The War of Attrition is one of those paradoxical scenarios in game theory (like the Prisoner’s Dilemma, the Tragedy of the Commons, and the Dollar Auction) in which a set of rational actors pursuing their interests end up worse off than if they had put their heads together and come to a collective and binding agreement. One might think that in an attrition game each side should do what bidders on eBay are advised to do: decide how much the contested resource is worth and bid only up to that limit. The problem is that this strategy can be gamed by another bidder. All he has to do is bid one more dollar (or wait just a bit longer, or commit another surge of soldiers), and he wins. He gets the prize for close to the amount you think it is worth, while you have to forfeit that amount too, without getting anything in return. You would be crazy to let that happen, so you are tempted to use the strategy “Always outbid him by a dollar,” which he is tempted to adopt as well. You can see where this leads. Thanks to the perverse logic of an attrition game, in which the loser pays too, the bidders may keep bidding after the point at which the expenditure exceeds the value of the prize.
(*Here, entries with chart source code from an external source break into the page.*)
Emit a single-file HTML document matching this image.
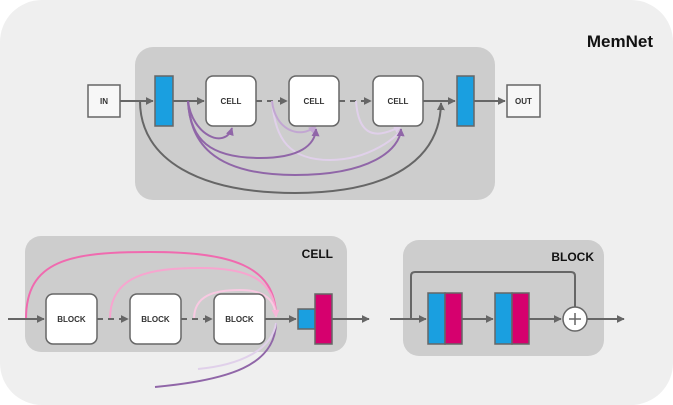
<!DOCTYPE html>
<html><head><meta charset="utf-8"><style>body{margin:0;background:#fff}svg{display:block}text{font-family:"Liberation Sans",sans-serif;font-weight:bold}</style></head><body>
<svg width="673" height="405" viewBox="0 0 673 405" xmlns="http://www.w3.org/2000/svg">
<defs>
<marker id="a" viewBox="0 0 10 10" refX="9" refY="5" markerWidth="4" markerHeight="4" orient="auto"><path d="M0,0L10,5L0,10z" fill="#666"/></marker>
<marker id="p1" viewBox="0 0 10 10" refX="9" refY="5" markerWidth="4" markerHeight="4" orient="auto"><path d="M0,0L10,5L0,10z" fill="#9066a8"/></marker>
<marker id="p2" viewBox="0 0 10 10" refX="9" refY="5" markerWidth="4" markerHeight="4" orient="auto"><path d="M0,0L10,5L0,10z" fill="#c2a6d2"/></marker>
<marker id="p3" viewBox="0 0 10 10" refX="9" refY="5" markerWidth="4" markerHeight="4" orient="auto"><path d="M0,0L10,5L0,10z" fill="#e0d0ea"/></marker>
<marker id="k" viewBox="0 0 10 10" refX="9" refY="5" markerWidth="4" markerHeight="4" orient="auto"><path d="M0,0L10,5L0,10z" fill="#f7b5d8"/></marker>
</defs>
<rect x="0" y="0" width="673" height="405" rx="42" fill="#efefef"/>
<rect x="135" y="47" width="360" height="153" rx="18" fill="#cdcdcd"/>
<text x="653" y="47" font-size="17" text-anchor="end" fill="#111">MemNet</text>
<g stroke="#666" stroke-width="2" fill="none">
<line x1="120" y1="101" x2="153" y2="101" marker-end="url(#a)"/>
<line x1="173" y1="101" x2="204" y2="101" marker-end="url(#a)"/>
<line x1="256" y1="101" x2="287" y2="101" stroke-dasharray="6,5" marker-end="url(#a)"/>
<line x1="339" y1="101" x2="371" y2="101" stroke-dasharray="6,5" marker-end="url(#a)"/>
<line x1="423" y1="101" x2="455" y2="101" marker-end="url(#a)"/>
<line x1="474" y1="101" x2="505" y2="101" marker-end="url(#a)"/>
<path d="M140,101 C140,160 200,193 295,193 C390,193 440,160 441,103" marker-end="url(#a)"/>
</g>
<g fill="none" stroke-width="2">
<path d="M272,101 C275,140 290,160 330,160 C370,160 400,135 401,129" stroke="#e0d0ea" marker-end="url(#p3)"/>
<path d="M356,101 C358,130 370,143 401,126" stroke="#e0d0ea" marker-end="url(#p3)"/>
<path d="M272,101 C275,130 300,140 316,126" stroke="#c2a6d2" marker-end="url(#p2)"/>
<path d="M188,101 C190,140 210,175 295,175 C370,175 400,150 401,129" stroke="#9066a8" marker-end="url(#p1)"/>
<path d="M188,101 C190,140 210,158 260,158 C300,158 315,145 316,129" stroke="#9066a8" marker-end="url(#p1)"/>
<path d="M188,101 C192,135 225,150 232,128" stroke="#9066a8" marker-end="url(#p1)"/>
</g>
<rect x="88" y="85" width="32" height="32" fill="#f7f7f7" stroke="#666" stroke-width="1.5"/>
<text x="104" y="104" font-size="8" text-anchor="middle" fill="#333">IN</text>
<rect x="507" y="85" width="33" height="32" fill="#f7f7f7" stroke="#666" stroke-width="1.5"/>
<text x="523.5" y="104" font-size="8" text-anchor="middle" fill="#333">OUT</text>
<rect x="155" y="76" width="18" height="50" fill="#1a9fe0" stroke="#666" stroke-width="1.5"/>
<rect x="457" y="76" width="17" height="50" fill="#1a9fe0" stroke="#666" stroke-width="1.5"/>
<g stroke="#666" stroke-width="1.5" fill="#fff">
<rect x="206" y="76" width="50" height="50" rx="7"/><rect x="289" y="76" width="50" height="50" rx="7"/><rect x="373" y="76" width="50" height="50" rx="7"/>
</g>
<g font-size="8" text-anchor="middle" fill="#333"><text x="231" y="104">CELL</text><text x="314" y="104">CELL</text><text x="398" y="104">CELL</text></g>

<rect x="25" y="236" width="322" height="116" rx="16" fill="#cdcdcd"/>
<text x="333" y="258" font-size="12" text-anchor="end" fill="#111">CELL</text>
<g fill="none" stroke-width="2">
<path d="M155,387 C230,380 275,365 276,323" stroke="#9066a8"/>
<path d="M198,369 C240,365 272,350 276,323" stroke="#e0d0ea"/>
<path d="M26,319 C26,260 70,252 150,252 C230,252 276,265 276,317" stroke="#f06aaf"/>
<path d="M110,319 C110,275 150,268 200,268 C250,268 275,280 276,317" stroke="#f7a5cf"/>
<path d="M194,319 C194,295 215,290 240,290 C265,290 275,300 276,317" stroke="#f9c9e2" marker-end="url(#k)"/>
</g>
<g stroke="#666" stroke-width="2" fill="none">
<line x1="8" y1="319" x2="44" y2="319" marker-end="url(#a)"/>
<line x1="97" y1="319" x2="128" y2="319" stroke-dasharray="6,5" marker-end="url(#a)"/>
<line x1="181" y1="319" x2="212" y2="319" stroke-dasharray="6,5" marker-end="url(#a)"/>
<line x1="265" y1="319" x2="296" y2="319" marker-end="url(#a)"/>
<line x1="331" y1="319" x2="369" y2="319" marker-end="url(#a)"/>
</g>
<g stroke="#666" stroke-width="1.5" fill="#fff">
<rect x="46" y="294" width="51" height="50" rx="7"/><rect x="130" y="294" width="51" height="50" rx="7"/><rect x="214" y="294" width="51" height="50" rx="7"/>
</g>
<g font-size="8" text-anchor="middle" fill="#333"><text x="71.5" y="322">BLOCK</text><text x="155.5" y="322">BLOCK</text><text x="239.5" y="322">BLOCK</text></g>
<rect x="298" y="309" width="17" height="20" fill="#1a9fe0" stroke="#666" stroke-width="1.5"/>
<rect x="315" y="294" width="17" height="50" fill="#d6006e" stroke="#666" stroke-width="1.5"/>

<rect x="403" y="240" width="201" height="116" rx="16" fill="#cdcdcd"/>
<text x="594" y="261" font-size="12" text-anchor="end" fill="#111">BLOCK</text>
<g stroke="#666" stroke-width="2" fill="none">
<path d="M411,319 V276 Q411,272 415,272 H571 Q575,272 575,276 V307"/>
<line x1="390" y1="319" x2="426" y2="319" marker-end="url(#a)"/>
<line x1="462" y1="319" x2="493" y2="319" marker-end="url(#a)"/>
<line x1="529" y1="319" x2="561" y2="319" marker-end="url(#a)"/>
<line x1="587" y1="319" x2="624" y2="319" marker-end="url(#a)"/>
</g>
<g stroke="#666" stroke-width="1.5">
<rect x="428" y="293" width="17" height="51" fill="#1a9fe0"/><rect x="445" y="293" width="17" height="51" fill="#d6006e"/>
<rect x="495" y="293" width="17" height="51" fill="#1a9fe0"/><rect x="512" y="293" width="17" height="51" fill="#d6006e"/>
<circle cx="575" cy="319" r="12" fill="#fff"/>
<path d="M569,319H581M575,313V325" fill="none"/>
</g>
</svg>
</body></html>
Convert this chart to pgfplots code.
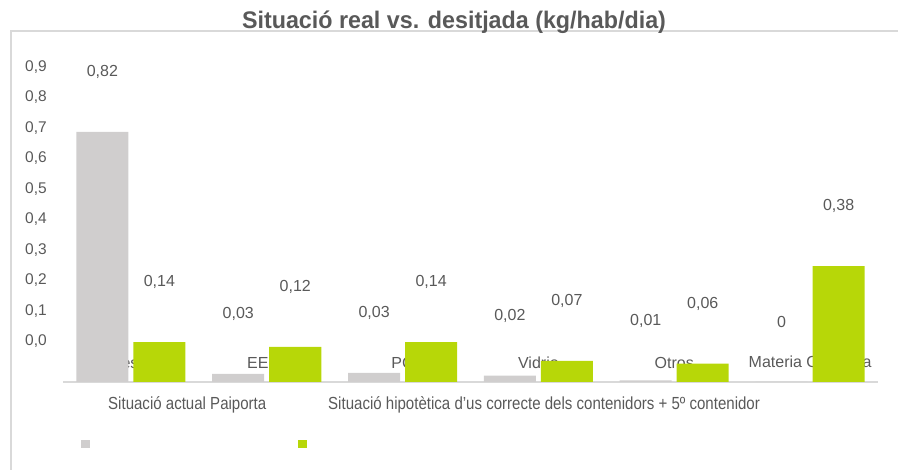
\documentclass[border=0pt]{standalone}
\usepackage{fontspec}
\setmainfont{Liberation Sans}
\newfontfamily\narrowfont{Liberation Sans}[FakeStretch=0.86]
\newfontfamily\titlefont{Liberation Sans}[FakeStretch=0.97]
\usepackage{pgfplots}
\pgfplotsset{compat=1.18}
\definecolor{bargray}{RGB}{208,206,206}
\definecolor{bargreen}{RGB}{183,215,8}
\definecolor{txt}{RGB}{89,89,89}
\definecolor{linegray}{RGB}{217,217,217}
\begin{document}
\begin{tikzpicture}
\path[use as bounding box] (0pt,0pt) rectangle (898pt,470pt);
\draw[linegray, line width=1.5pt] (11pt,0pt) -- (11pt,439pt) -- (898pt,439pt);
\begin{axis}[
  at={(63pt,88pt)}, anchor=south west,
  scale only axis, width=815pt, height=350.75pt,
  xmin=-0.5, xmax=5.5, ymin=0, ymax=1.15,
  enlargelimits=false, clip=false,
  axis x line*=bottom, axis y line*=left,
  y axis line style={draw=none},
  x axis line style={draw=linegray, line width=1.5pt},
  major tick length=0pt,
  xtick={0,1,2,3,4,5},
  xticklabels={Resta,EELL,PC,Vidrio,Otros,Materia Orgánica},
  xticklabel style={anchor=center, yshift=19pt, font=\fontsize{16}{18}\selectfont, text=txt},
  ytick={0.133,0.233,0.333,0.433,0.533,0.633,0.733,0.833,0.933,1.033},
  yticklabels={{0,0},{0,1},{0,2},{0,3},{0,4},{0,5},{0,6},{0,7},{0,8},{0,9}},
  yticklabel style={anchor=west, inner sep=0pt, xshift=-38pt, font=\fontsize{15.5}{17}\selectfont, text=txt},
  ybar, bar width=52pt,
  point meta=explicit symbolic,
  nodes near coords,
  every node near coord/.append style={anchor=center, yshift=60pt, font=\fontsize{16}{18}\selectfont, text=txt},
]
\addplot[fill=bargray, draw=none, bar shift=-28.5pt] table[meta=lab] {
x y lab
0 0.820 0,82
1 0.027 0,03
2 0.030 0,03
3 0.021 0,02
4 0.005 0,01
5 0.000 0
};
\addplot[fill=bargreen, draw=none, bar shift=28.5pt] table[meta=lab] {
x y lab
0 0.131 0,14
1 0.115 0,12
2 0.131 0,14
3 0.069 0,07
4 0.060 0,06
5 0.380 0,38
};
\end{axis}
\node[anchor=base, inner sep=0pt, text=txt, font=\titlefont\bfseries\fontsize{24}{27}\selectfont] at (454pt,441pt) {Situació real vs. desitjada (kg/hab/dia)};
\node[anchor=base west, inner sep=0pt, text=txt, font=\narrowfont\fontsize{17.5}{20}\selectfont] at (108pt,60.7pt) {Situació actual Paiporta};
\node[anchor=base west, inner sep=0pt, text=txt, font=\narrowfont\fontsize{17.5}{20}\selectfont] at (328pt,60.7pt) {Situació hipotètica d’us correcte dels contenidors + 5º contenidor};
\fill[bargray] (81pt,22pt) rectangle (90pt,30pt);
\fill[bargreen] (298pt,22pt) rectangle (307pt,30pt);
\end{tikzpicture}
\end{document}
They can no longer win, but each side hopes not to lose as much. The technical term for this outcome in game theory is “a ruinous situation.” It is also called a “Pyrrhic victory”; the military analogy is profound.
One strategy that can evolve in a War of Attrition game (where the expenditure, recall, is in time) is for each player to wait a random amount of time, with an average wait time that is equivalent in value to what the resource is worth to them. In the long run, each player gets good value for his expenditure, but because the waiting times are random, neither is able to predict the surrender time of the other and reliably outlast him. In other words, they follow the rule: At every instant throw a pair of dice, and if they come up (say) 4, concede; if not, throw them again. This is, of course, like a Poisson process, and by now you know that it leads to an exponential distribution of wait times (since a longer and longer wait depends on a less and less probable run of tosses). Since the contest ends when the first side throws in the towel, the contest durations will also be exponentially distributed. Returning to our model where the expenditures are in soldiers rather than seconds, if real wars of attrition were like the “War of Attrition” modeled in game theory, and if all else were equal, then wars of attrition would fall into an exponential distribution of magnitudes.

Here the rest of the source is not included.